→ Data segment:

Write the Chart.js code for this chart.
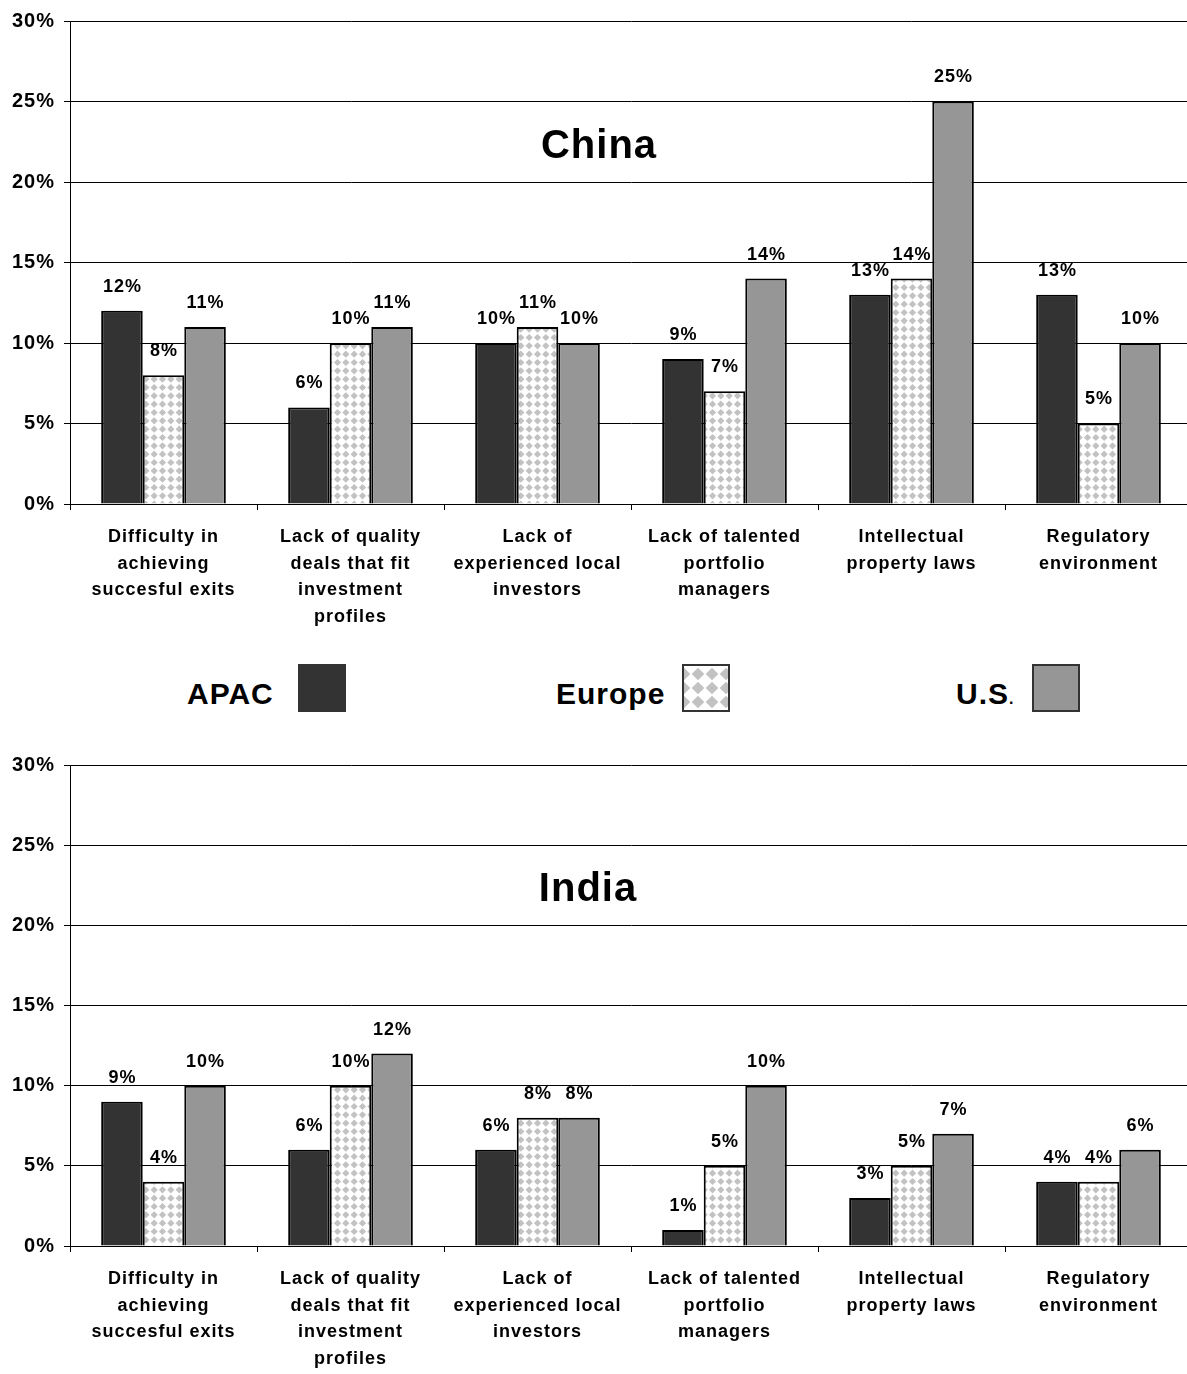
<!DOCTYPE html>
<html>
<head>
<meta charset="utf-8">
<title>Obstacles to investment – China and India</title>
<script src="https://cdn.jsdelivr.net/npm/chart.js@4.4.0/dist/chart.umd.min.js"></script>
<style>
  html, body { margin: 0; padding: 0; background: #fff; overflow: hidden; width: 1187px; height: 1374px; }
  #wrap { position: relative; width: 1192px; height: 1374px; }
  #chinaChart { position: absolute; left: 0; top: 0; }
  #indiaChart { position: absolute; left: 0; top: 744px; }
  .legText {
    position: absolute; font: bold 30px "Liberation Sans", Arial, sans-serif;
    letter-spacing: 1px; line-height: 30px; color: #000; white-space: nowrap;
  }
  .legText small { font-size: 16px; letter-spacing: 0; }
  .legBox { position: absolute; width: 48px; height: 48px; box-sizing: border-box; border: 2px solid #333; }
</style>
</head>
<body>
<div id="wrap">
  <canvas id="chinaChart" width="1192" height="645"></canvas>

  <div class="legText" style="left:187px; top:679px;">APAC</div>
  <div class="legBox" id="legApac" style="left:298px; top:664px;"></div>
  <div class="legText" style="left:556px; top:679px;">Europe</div>
  <canvas class="legBox" id="legEurope" width="44" height="44" style="left:682px; top:664px;"></canvas>
  <div class="legText" style="left:956px; top:679px;">U.S<small>.</small></div>
  <div class="legBox" id="legUs" style="left:1032px; top:664px;"></div>

  <canvas id="indiaChart" width="1192" height="630"></canvas>
</div>

<script>
// ---- data ----
const categories = [
  ["Difficulty in", "achieving", "succesful exits"],
  ["Lack of quality", "deals that fit", "investment", "profiles"],
  ["Lack of", "experienced local", "investors"],
  ["Lack of talented", "portfolio", "managers"],
  ["Intellectual", "property laws"],
  ["Regulatory", "environment"]
];
const seriesNames = ["APAC", "Europe", "U.S."];

const chinaApac   = [12, 6, 10, 9, 13, 13];
const chinaEurope = [8, 10, 11, 7, 14, 5];
const chinaUs     = [11, 11, 10, 14, 25, 10];

const indiaApac   = [9, 6, 6, 1, 3, 4];
const indiaEurope = [4, 10, 8, 5, 5, 4];
const indiaUs     = [10, 12, 8, 10, 7, 6];

const yTicks = [0, 5, 10, 15, 20, 25, 30];

// ---- styling ----
const FONT = '"Liberation Sans", Arial, sans-serif';
Chart.defaults.font.family = FONT;
Chart.defaults.color = '#000';

const APAC_COLOR = '#333333';
const US_COLOR = '#969696';
const DOT_COLOR = '#c2c2c2';

// Diamond dot fill used for the Europe series
function diamondTile(size, count, radius) {
  const c = document.createElement('canvas');
  c.width = size; c.height = size;
  const g = c.getContext('2d');
  g.fillStyle = '#fff';
  g.fillRect(0, 0, size, size);
  g.fillStyle = DOT_COLOR;
  const step = size / count;
  for (let i = 0; i < count; i++) {
    for (let j = 0; j < count; j++) {
      const cx = step / 2 + i * step, cy = step / 2 + j * step;
      g.beginPath();
      g.moveTo(cx, cy - radius);
      g.lineTo(cx + radius, cy);
      g.lineTo(cx, cy + radius);
      g.lineTo(cx - radius, cy);
      g.closePath();
      g.fill();
    }
  }
  return c;
}
const patternCtx = document.createElement('canvas').getContext('2d');
const europeFill = patternCtx.createPattern(diamondTile(25, 3, 3.6), 'repeat');

// Legend swatches
document.getElementById('legApac').style.background = APAC_COLOR;
document.getElementById('legUs').style.background = US_COLOR;
(function () {
  const lc = document.getElementById('legEurope').getContext('2d');
  lc.fillStyle = lc.createPattern(diamondTile(28, 2, 6.3), 'repeat');
  lc.translate(-7, 1);
  lc.fillRect(7, -1, 44, 44);
})();

// Text spacing applied to everything drawn on the chart canvases
const spacing = {
  id: 'spacing',
  beforeUpdate(chart) { chart.ctx.letterSpacing = '1px'; },
  beforeDraw(chart) { chart.ctx.letterSpacing = '1px'; }
};

// Value labels above each bar
const valueLabels = {
  id: 'valueLabels',
  afterDatasetsDraw(chart) {
    const ctx = chart.ctx;
    ctx.save();
    ctx.letterSpacing = '1px';
    ctx.font = 'bold 18px ' + FONT;
    ctx.fillStyle = '#000';
    ctx.textAlign = 'center';
    ctx.textBaseline = 'middle';
    chart.data.datasets.forEach((ds, i) => {
      chart.getDatasetMeta(i).data.forEach((bar, j) => {
        ctx.fillText(ds.data[j] + '%', bar.x + 0.5, bar.y - 24);
      });
    });
    ctx.restore();
  }
};

// Country name inside the plot area
const countryTitle = {
  id: 'countryTitle',
  afterDraw(chart, args, opts) {
    const ctx = chart.ctx;
    const y = chart.scales.y.getPixelForValue(opts.value);
    ctx.save();
    ctx.letterSpacing = '1px';
    ctx.font = 'bold 40px ' + FONT;
    ctx.fillStyle = '#000';
    ctx.textAlign = 'center';
    ctx.textBaseline = 'middle';
    ctx.fillText(opts.text, opts.x, y);
    ctx.restore();
  }
};

function makeChart(canvasId, apac, europe, us, title, titleX, areaBottom) {
  const canvas = document.getElementById(canvasId);
  const H = canvas.height;
  return new Chart(canvas, {
    type: 'bar',
    data: {
      labels: categories,
      datasets: [
        { label: seriesNames[0], data: apac, backgroundColor: APAC_COLOR },
        { label: seriesNames[1], data: europe, backgroundColor: europeFill },
        { label: seriesNames[2], data: us, backgroundColor: US_COLOR }
      ]
    },
    options: {
      responsive: false,
      animation: false,
      events: [],
      layout: { padding: { top: 19, left: 0, right: 0, bottom: 0 } },
      datasets: {
        bar: {
          borderColor: '#000',
          borderWidth: 2,
          barPercentage: 1,
          categoryPercentage: 2 / 3
        }
      },
      plugins: {
        legend: { display: false },
        tooltip: { enabled: false },
        title: { display: false },
        countryTitle: { text: title, x: titleX, value: 22.2 }
      },
      scales: {
        x: {
          offset: true,
          grid: { offset: true, drawOnChartArea: false, drawTicks: true, tickLength: 6, color: '#000', lineWidth: 1 },
          border: { display: true, color: '#000', width: 1 },
          ticks: {
            autoSkip: false, maxRotation: 0, minRotation: 0, padding: 13.5,
            color: '#000',
            font: { size: 18, weight: 'bold', lineHeight: '26.7px' }
          },
          afterFit(s) { s.height = H - areaBottom; }
        },
        y: {
          min: 0, max: 30,
          afterBuildTicks(s) { s.ticks = yTicks.map(v => ({ value: v })); },
          grid: { color: '#000', lineWidth: 1, drawTicks: true, tickLength: 6 },
          border: { display: true, color: '#000', width: 1 },
          ticks: {
            padding: 9,
            color: '#000',
            font: { size: 20, weight: 'bold' },
            callback: v => v + '%'
          },
          afterFit(s) { s.width = 70; }
        }
      }
    },
    plugins: [spacing, valueLabels, countryTitle]
  });
}

makeChart('chinaChart', chinaApac, chinaEurope, chinaUs, 'China', 599, 504);
makeChart('indiaChart', indiaApac, indiaEurope, indiaUs, 'India', 588, 502);
</script>
</body>
</html>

→ Task statement: Using the material above, return every line exactly as it appears, minus the pictures.

→ Answer to this problem:
Write the Chart.js code for this chart.
<!DOCTYPE html>
<html>
<head>
<meta charset="utf-8">
<title>Obstacles to investment – China and India</title>
<script src="https://cdn.jsdelivr.net/npm/chart.js@4.4.0/dist/chart.umd.min.js"></script>
<style>
  html, body { margin: 0; padding: 0; background: #fff; overflow: hidden; width: 1187px; height: 1374px; }
  #wrap { position: relative; width: 1192px; height: 1374px; }
  #chinaChart { position: absolute; left: 0; top: 0; }
  #indiaChart { position: absolute; left: 0; top: 744px; }
  .legText {
    position: absolute; font: bold 30px "Liberation Sans", Arial, sans-serif;
    letter-spacing: 1px; line-height: 30px; color: #000; white-space: nowrap;
  }
  .legText small { font-size: 16px; letter-spacing: 0; }
  .legBox { position: absolute; width: 48px; height: 48px; box-sizing: border-box; border: 2px solid #333; }
</style>
</head>
<body>
<div id="wrap">
  <canvas id="chinaChart" width="1192" height="645"></canvas>

  <div class="legText" style="left:187px; top:679px;">APAC</div>
  <div class="legBox" id="legApac" style="left:298px; top:664px;"></div>
  <div class="legText" style="left:556px; top:679px;">Europe</div>
  <canvas class="legBox" id="legEurope" width="44" height="44" style="left:682px; top:664px;"></canvas>
  <div class="legText" style="left:956px; top:679px;">U.S<small>.</small></div>
  <div class="legBox" id="legUs" style="left:1032px; top:664px;"></div>

  <canvas id="indiaChart" width="1192" height="630"></canvas>
</div>

<script>
// ---- data ----
const categories = [
  ["Difficulty in", "achieving", "succesful exits"],
  ["Lack of quality", "deals that fit", "investment", "profiles"],
  ["Lack of", "experienced local", "investors"],
  ["Lack of talented", "portfolio", "managers"],
  ["Intellectual", "property laws"],
  ["Regulatory", "environment"]
];
const seriesNames = ["APAC", "Europe", "U.S."];

const chinaApac   = [12, 6, 10, 9, 13, 13];
const chinaEurope = [8, 10, 11, 7, 14, 5];
const chinaUs     = [11, 11, 10, 14, 25, 10];

const indiaApac   = [9, 6, 6, 1, 3, 4];
const indiaEurope = [4, 10, 8, 5, 5, 4];
const indiaUs     = [10, 12, 8, 10, 7, 6];

const yTicks = [0, 5, 10, 15, 20, 25, 30];

// ---- styling ----
const FONT = '"Liberation Sans", Arial, sans-serif';
Chart.defaults.font.family = FONT;
Chart.defaults.color = '#000';

const APAC_COLOR = '#333333';
const US_COLOR = '#969696';
const DOT_COLOR = '#c2c2c2';

// Diamond dot fill used for the Europe series
function diamondTile(size, count, radius) {
  const c = document.createElement('canvas');
  c.width = size; c.height = size;
  const g = c.getContext('2d');
  g.fillStyle = '#fff';
  g.fillRect(0, 0, size, size);
  g.fillStyle = DOT_COLOR;
  const step = size / count;
  for (let i = 0; i < count; i++) {
    for (let j = 0; j < count; j++) {
      const cx = step / 2 + i * step, cy = step / 2 + j * step;
      g.beginPath();
      g.moveTo(cx, cy - radius);
      g.lineTo(cx + radius, cy);
      g.lineTo(cx, cy + radius);
      g.lineTo(cx - radius, cy);
      g.closePath();
      g.fill();
    }
  }
  return c;
}
const patternCtx = document.createElement('canvas').getContext('2d');
const europeFill = patternCtx.createPattern(diamondTile(25, 3, 3.6), 'repeat');

// Legend swatches
document.getElementById('legApac').style.background = APAC_COLOR;
document.getElementById('legUs').style.background = US_COLOR;
(function () {
  const lc = document.getElementById('legEurope').getContext('2d');
  lc.fillStyle = lc.createPattern(diamondTile(28, 2, 6.3), 'repeat');
  lc.translate(-7, 1);
  lc.fillRect(7, -1, 44, 44);
})();

// Text spacing applied to everything drawn on the chart canvases
const spacing = {
  id: 'spacing',
  beforeUpdate(chart) { chart.ctx.letterSpacing = '1px'; },
  beforeDraw(chart) { chart.ctx.letterSpacing = '1px'; }
};

// Value labels above each bar
const valueLabels = {
  id: 'valueLabels',
  afterDatasetsDraw(chart) {
    const ctx = chart.ctx;
    ctx.save();
    ctx.letterSpacing = '1px';
    ctx.font = 'bold 18px ' + FONT;
    ctx.fillStyle = '#000';
    ctx.textAlign = 'center';
    ctx.textBaseline = 'middle';
    chart.data.datasets.forEach((ds, i) => {
      chart.getDatasetMeta(i).data.forEach((bar, j) => {
        ctx.fillText(ds.data[j] + '%', bar.x + 0.5, bar.y - 24);
      });
    });
    ctx.restore();
  }
};

// Country name inside the plot area
const countryTitle = {
  id: 'countryTitle',
  afterDraw(chart, args, opts) {
    const ctx = chart.ctx;
    const y = chart.scales.y.getPixelForValue(opts.value);
    ctx.save();
    ctx.letterSpacing = '1px';
    ctx.font = 'bold 40px ' + FONT;
    ctx.fillStyle = '#000';
    ctx.textAlign = 'center';
    ctx.textBaseline = 'middle';
    ctx.fillText(opts.text, opts.x, y);
    ctx.restore();
  }
};

function makeChart(canvasId, apac, europe, us, title, titleX, areaBottom) {
  const canvas = document.getElementById(canvasId);
  const H = canvas.height;
  return new Chart(canvas, {
    type: 'bar',
    data: {
      labels: categories,
      datasets: [
        { label: seriesNames[0], data: apac, backgroundColor: APAC_COLOR },
        { label: seriesNames[1], data: europe, backgroundColor: europeFill },
        { label: seriesNames[2], data: us, backgroundColor: US_COLOR }
      ]
    },
    options: {
      responsive: false,
      animation: false,
      events: [],
      layout: { padding: { top: 19, left: 0, right: 0, bottom: 0 } },
      datasets: {
        bar: {
          borderColor: '#000',
          borderWidth: 2,
          barPercentage: 1,
          categoryPercentage: 2 / 3
        }
      },
      plugins: {
        legend: { display: false },
        tooltip: { enabled: false },
        title: { display: false },
        countryTitle: { text: title, x: titleX, value: 22.2 }
      },
      scales: {
        x: {
          offset: true,
          grid: { offset: true, drawOnChartArea: false, drawTicks: true, tickLength: 6, color: '#000', lineWidth: 1 },
          border: { display: true, color: '#000', width: 1 },
          ticks: {
            autoSkip: false, maxRotation: 0, minRotation: 0, padding: 13.5,
            color: '#000',
            font: { size: 18, weight: 'bold', lineHeight: '26.7px' }
          },
          afterFit(s) { s.height = H - areaBottom; }
        },
        y: {
          min: 0, max: 30,
          afterBuildTicks(s) { s.ticks = yTicks.map(v => ({ value: v })); },
          grid: { color: '#000', lineWidth: 1, drawTicks: true, tickLength: 6 },
          border: { display: true, color: '#000', width: 1 },
          ticks: {
            padding: 9,
            color: '#000',
            font: { size: 20, weight: 'bold' },
            callback: v => v + '%'
          },
          afterFit(s) { s.width = 70; }
        }
      }
    },
    plugins: [spacing, valueLabels, countryTitle]
  });
}

makeChart('chinaChart', chinaApac, chinaEurope, chinaUs, 'China', 599, 504);
makeChart('indiaChart', indiaApac, indiaEurope, indiaUs, 'India', 588, 502);
</script>
</body>
</html>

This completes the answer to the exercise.